_Given task_:
Repeat only the lines running from the beginning of the material through the line that contains "import * as".

_Given information_:
★ ★ ★ ★ ★ ★ ★

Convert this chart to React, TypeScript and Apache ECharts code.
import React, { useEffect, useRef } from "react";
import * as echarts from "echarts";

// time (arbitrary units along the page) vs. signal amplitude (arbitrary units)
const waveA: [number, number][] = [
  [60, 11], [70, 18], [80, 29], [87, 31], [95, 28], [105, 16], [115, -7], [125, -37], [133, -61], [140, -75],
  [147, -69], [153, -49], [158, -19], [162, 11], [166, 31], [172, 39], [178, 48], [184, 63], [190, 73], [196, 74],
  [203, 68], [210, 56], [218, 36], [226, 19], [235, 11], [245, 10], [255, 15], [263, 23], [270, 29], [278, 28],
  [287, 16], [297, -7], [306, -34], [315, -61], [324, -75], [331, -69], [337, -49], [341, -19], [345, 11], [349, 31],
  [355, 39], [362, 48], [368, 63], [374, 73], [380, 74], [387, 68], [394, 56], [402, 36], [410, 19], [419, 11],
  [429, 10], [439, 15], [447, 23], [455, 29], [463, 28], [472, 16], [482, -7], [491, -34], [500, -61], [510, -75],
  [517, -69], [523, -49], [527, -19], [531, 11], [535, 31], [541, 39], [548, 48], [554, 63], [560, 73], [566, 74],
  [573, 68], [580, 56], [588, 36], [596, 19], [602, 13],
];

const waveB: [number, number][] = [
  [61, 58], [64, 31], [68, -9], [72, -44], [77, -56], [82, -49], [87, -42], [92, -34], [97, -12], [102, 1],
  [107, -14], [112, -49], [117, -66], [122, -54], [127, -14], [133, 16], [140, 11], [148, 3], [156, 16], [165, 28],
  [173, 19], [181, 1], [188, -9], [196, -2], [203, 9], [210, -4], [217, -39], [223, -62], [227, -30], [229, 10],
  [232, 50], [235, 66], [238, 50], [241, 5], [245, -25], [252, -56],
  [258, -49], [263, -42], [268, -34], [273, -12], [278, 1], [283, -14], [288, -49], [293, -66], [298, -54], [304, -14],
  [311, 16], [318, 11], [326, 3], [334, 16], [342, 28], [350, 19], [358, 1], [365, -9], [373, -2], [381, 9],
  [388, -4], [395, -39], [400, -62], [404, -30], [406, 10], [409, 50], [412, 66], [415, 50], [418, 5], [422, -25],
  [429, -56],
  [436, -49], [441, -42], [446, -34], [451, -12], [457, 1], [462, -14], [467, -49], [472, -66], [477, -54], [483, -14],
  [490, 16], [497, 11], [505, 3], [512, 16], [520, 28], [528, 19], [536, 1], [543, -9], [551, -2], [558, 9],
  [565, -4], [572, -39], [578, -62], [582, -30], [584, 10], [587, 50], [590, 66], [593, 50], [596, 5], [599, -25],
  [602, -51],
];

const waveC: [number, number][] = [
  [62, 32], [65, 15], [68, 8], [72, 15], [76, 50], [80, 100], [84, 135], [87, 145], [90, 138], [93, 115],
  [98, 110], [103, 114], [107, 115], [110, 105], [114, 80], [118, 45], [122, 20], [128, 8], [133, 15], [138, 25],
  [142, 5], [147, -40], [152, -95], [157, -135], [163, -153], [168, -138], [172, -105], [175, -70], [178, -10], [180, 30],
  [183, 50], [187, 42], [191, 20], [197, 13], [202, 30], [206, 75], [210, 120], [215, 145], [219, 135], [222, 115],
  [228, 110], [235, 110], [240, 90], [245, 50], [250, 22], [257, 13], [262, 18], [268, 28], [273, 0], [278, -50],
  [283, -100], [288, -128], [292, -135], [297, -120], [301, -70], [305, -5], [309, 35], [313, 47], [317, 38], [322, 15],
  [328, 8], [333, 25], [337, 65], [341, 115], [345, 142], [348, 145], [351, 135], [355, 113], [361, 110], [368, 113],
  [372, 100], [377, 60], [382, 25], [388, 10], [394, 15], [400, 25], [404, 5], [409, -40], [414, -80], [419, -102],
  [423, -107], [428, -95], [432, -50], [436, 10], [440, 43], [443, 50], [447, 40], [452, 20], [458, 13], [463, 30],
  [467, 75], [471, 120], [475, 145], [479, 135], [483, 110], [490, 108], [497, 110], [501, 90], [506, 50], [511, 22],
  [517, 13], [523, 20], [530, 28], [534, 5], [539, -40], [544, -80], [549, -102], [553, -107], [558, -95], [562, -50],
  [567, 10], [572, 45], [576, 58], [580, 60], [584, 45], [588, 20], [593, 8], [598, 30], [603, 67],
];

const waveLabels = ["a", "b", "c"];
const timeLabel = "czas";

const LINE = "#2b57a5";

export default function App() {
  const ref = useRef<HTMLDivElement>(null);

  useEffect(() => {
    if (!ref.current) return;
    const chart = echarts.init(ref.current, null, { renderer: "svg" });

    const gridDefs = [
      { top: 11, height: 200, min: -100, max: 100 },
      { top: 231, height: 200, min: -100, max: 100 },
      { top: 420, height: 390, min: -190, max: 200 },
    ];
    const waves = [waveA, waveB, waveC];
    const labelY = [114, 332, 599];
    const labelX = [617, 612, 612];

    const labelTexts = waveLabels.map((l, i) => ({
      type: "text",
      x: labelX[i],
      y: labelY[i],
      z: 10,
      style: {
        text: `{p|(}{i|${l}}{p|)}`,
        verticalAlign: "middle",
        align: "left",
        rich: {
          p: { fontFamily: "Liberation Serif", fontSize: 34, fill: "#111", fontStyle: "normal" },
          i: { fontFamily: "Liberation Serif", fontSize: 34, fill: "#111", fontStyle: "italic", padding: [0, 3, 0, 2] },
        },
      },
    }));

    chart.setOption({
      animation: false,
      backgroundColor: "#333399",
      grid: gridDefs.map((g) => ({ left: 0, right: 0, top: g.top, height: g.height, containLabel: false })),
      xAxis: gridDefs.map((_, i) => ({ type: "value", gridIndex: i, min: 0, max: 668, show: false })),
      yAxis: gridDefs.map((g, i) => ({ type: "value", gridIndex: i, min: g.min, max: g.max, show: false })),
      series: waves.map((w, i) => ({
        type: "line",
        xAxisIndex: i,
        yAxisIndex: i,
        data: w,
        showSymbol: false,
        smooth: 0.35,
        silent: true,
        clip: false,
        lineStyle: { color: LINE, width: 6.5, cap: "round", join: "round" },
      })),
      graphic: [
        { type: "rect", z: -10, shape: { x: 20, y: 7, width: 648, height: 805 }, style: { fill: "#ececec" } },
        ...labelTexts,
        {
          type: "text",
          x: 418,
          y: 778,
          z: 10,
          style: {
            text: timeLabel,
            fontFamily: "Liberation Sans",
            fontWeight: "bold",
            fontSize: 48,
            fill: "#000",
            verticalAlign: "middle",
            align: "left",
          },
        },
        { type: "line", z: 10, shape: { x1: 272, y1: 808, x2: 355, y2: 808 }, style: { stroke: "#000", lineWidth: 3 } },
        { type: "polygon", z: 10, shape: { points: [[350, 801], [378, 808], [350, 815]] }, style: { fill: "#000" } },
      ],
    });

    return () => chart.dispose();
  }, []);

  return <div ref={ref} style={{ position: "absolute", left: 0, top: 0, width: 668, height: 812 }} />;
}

★ ★ ★ ★ ★ ★ ★

_Output for this task_:
Convert this chart to React, TypeScript and Apache ECharts code.
import React, { useEffect, useRef } from "react";
import * as echarts from "echarts";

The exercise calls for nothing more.